GOAL
"this" appears in how many lines of the entries? State only the number.

RECORDS SUPPLIED
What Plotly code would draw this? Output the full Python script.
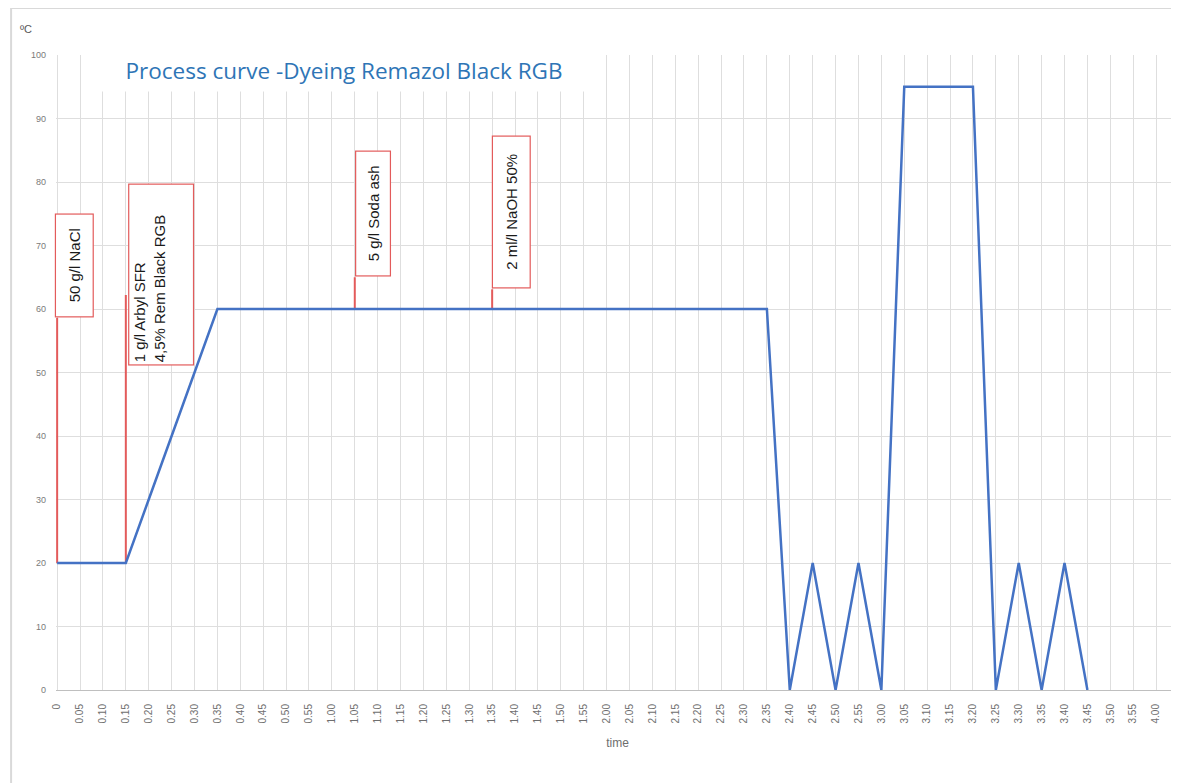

...

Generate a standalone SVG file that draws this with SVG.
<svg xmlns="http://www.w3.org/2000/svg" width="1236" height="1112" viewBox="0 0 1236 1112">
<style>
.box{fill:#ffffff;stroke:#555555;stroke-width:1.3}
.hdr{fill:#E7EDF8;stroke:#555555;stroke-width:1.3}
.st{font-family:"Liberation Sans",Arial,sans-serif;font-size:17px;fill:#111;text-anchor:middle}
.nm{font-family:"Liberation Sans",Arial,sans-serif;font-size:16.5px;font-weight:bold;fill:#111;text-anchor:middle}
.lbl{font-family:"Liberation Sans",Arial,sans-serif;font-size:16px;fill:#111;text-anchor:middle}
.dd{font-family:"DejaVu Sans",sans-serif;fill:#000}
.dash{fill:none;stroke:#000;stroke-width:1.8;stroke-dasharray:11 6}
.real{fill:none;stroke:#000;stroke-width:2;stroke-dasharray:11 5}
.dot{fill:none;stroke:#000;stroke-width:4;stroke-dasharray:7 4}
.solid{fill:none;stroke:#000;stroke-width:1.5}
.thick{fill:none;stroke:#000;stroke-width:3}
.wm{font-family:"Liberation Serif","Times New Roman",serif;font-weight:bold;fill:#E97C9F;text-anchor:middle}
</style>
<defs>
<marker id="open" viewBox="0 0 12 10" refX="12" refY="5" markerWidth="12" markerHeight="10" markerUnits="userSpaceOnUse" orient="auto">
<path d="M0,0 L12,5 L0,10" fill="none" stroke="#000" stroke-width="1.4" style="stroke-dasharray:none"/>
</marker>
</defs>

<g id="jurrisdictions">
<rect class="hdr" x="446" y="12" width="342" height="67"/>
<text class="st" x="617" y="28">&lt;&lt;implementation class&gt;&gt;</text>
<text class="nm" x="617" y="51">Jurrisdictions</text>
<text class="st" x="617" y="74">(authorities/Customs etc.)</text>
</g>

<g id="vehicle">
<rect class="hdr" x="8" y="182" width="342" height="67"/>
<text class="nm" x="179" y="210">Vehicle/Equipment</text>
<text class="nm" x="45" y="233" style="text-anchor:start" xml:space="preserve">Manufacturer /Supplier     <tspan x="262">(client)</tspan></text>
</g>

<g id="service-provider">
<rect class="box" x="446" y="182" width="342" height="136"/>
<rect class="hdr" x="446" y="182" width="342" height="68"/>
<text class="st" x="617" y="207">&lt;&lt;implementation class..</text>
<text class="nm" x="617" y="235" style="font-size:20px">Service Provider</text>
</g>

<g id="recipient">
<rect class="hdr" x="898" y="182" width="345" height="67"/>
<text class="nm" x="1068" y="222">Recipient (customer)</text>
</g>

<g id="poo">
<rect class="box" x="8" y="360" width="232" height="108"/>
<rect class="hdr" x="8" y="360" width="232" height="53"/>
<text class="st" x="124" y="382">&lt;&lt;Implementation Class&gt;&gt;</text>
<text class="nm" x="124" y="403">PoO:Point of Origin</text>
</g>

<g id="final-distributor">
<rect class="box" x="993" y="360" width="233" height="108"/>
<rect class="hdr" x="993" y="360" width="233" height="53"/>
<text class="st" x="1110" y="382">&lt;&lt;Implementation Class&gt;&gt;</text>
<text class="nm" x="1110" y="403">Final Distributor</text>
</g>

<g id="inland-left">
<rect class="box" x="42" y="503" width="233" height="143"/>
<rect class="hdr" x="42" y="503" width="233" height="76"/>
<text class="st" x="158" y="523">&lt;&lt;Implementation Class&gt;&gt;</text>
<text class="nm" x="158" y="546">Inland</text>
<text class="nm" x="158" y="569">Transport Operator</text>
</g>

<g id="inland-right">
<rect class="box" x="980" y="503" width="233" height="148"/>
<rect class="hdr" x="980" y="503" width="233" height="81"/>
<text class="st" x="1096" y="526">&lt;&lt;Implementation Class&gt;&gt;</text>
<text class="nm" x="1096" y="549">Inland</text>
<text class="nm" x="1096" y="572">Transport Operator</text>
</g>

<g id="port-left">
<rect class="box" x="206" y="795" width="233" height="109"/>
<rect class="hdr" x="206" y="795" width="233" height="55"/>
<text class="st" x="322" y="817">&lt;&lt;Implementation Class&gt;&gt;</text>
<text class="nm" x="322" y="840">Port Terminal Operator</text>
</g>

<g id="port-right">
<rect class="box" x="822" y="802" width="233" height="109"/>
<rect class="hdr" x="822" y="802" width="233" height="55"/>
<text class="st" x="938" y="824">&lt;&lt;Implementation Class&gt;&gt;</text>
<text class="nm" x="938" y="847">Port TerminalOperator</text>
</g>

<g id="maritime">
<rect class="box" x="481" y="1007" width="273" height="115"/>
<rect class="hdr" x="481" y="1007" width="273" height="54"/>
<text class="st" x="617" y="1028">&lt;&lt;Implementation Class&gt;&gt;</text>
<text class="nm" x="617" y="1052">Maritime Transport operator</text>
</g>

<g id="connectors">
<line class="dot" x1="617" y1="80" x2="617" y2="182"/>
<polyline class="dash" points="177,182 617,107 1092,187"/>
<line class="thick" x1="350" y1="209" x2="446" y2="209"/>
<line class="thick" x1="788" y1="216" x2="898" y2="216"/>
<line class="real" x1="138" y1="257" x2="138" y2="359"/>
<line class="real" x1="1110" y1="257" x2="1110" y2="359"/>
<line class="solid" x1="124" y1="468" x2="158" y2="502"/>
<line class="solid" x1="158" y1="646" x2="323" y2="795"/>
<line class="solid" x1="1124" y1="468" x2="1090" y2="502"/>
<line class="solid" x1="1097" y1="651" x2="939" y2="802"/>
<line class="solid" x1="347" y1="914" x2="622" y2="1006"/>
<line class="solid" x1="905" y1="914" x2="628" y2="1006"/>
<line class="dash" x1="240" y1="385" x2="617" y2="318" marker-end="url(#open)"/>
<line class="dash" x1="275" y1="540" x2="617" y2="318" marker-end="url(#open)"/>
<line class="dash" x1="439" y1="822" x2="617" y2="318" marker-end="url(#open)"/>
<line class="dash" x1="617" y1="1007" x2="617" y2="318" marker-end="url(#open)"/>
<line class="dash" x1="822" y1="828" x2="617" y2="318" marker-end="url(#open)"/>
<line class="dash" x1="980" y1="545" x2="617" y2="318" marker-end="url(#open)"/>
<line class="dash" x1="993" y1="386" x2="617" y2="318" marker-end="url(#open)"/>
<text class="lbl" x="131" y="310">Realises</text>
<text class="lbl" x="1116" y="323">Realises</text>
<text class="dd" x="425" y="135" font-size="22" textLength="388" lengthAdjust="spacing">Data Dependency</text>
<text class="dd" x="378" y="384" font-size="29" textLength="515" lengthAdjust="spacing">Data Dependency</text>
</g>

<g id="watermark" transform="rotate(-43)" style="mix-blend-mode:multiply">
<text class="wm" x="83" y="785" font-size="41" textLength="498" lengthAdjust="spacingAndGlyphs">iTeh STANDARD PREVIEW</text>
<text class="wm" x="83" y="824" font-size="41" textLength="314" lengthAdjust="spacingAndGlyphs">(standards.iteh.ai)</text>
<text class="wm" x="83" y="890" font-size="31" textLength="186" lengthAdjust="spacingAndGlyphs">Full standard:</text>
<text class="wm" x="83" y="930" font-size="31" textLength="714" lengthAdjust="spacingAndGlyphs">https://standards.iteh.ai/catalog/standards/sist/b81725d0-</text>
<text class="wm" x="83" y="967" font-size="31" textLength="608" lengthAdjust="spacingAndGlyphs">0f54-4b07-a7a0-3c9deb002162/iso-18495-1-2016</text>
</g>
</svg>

---

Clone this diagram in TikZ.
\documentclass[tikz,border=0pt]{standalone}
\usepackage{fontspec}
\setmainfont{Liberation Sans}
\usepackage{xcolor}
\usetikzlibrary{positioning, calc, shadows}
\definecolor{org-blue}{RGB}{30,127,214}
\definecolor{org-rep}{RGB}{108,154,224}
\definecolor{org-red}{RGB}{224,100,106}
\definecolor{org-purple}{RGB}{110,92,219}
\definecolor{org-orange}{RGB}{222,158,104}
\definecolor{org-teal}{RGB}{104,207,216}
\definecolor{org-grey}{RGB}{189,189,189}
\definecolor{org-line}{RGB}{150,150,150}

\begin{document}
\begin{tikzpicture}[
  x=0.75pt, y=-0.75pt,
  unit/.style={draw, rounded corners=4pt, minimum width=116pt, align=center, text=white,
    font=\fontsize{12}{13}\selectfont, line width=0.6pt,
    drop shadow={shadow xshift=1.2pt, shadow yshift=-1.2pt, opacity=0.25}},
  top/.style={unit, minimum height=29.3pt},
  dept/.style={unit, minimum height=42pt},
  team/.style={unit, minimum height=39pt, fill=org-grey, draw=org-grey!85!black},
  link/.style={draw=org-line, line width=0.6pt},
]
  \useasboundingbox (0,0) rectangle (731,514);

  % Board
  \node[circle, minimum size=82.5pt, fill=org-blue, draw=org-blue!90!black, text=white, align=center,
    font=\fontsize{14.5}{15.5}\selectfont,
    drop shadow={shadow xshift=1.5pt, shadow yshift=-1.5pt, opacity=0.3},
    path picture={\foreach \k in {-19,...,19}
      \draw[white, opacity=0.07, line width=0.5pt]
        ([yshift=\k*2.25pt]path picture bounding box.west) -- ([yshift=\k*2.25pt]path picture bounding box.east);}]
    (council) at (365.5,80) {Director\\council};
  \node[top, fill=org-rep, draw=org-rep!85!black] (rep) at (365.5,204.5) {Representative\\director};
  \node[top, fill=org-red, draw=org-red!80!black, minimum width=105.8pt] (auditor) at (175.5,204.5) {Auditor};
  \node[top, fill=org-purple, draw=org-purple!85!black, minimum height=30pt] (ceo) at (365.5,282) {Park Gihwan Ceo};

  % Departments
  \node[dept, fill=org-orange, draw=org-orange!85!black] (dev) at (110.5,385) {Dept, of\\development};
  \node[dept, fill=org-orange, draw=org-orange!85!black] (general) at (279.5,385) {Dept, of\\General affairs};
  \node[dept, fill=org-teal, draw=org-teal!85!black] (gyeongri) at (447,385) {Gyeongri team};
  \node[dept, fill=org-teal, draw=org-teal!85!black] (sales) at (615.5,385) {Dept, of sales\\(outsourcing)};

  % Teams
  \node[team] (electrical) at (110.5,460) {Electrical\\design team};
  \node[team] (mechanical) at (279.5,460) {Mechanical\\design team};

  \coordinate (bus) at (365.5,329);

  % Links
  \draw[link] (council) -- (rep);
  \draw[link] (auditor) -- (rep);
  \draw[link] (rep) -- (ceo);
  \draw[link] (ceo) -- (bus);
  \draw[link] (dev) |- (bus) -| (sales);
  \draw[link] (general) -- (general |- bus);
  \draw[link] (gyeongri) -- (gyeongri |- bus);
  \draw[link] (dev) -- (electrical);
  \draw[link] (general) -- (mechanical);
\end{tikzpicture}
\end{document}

FULL OUTPUT
3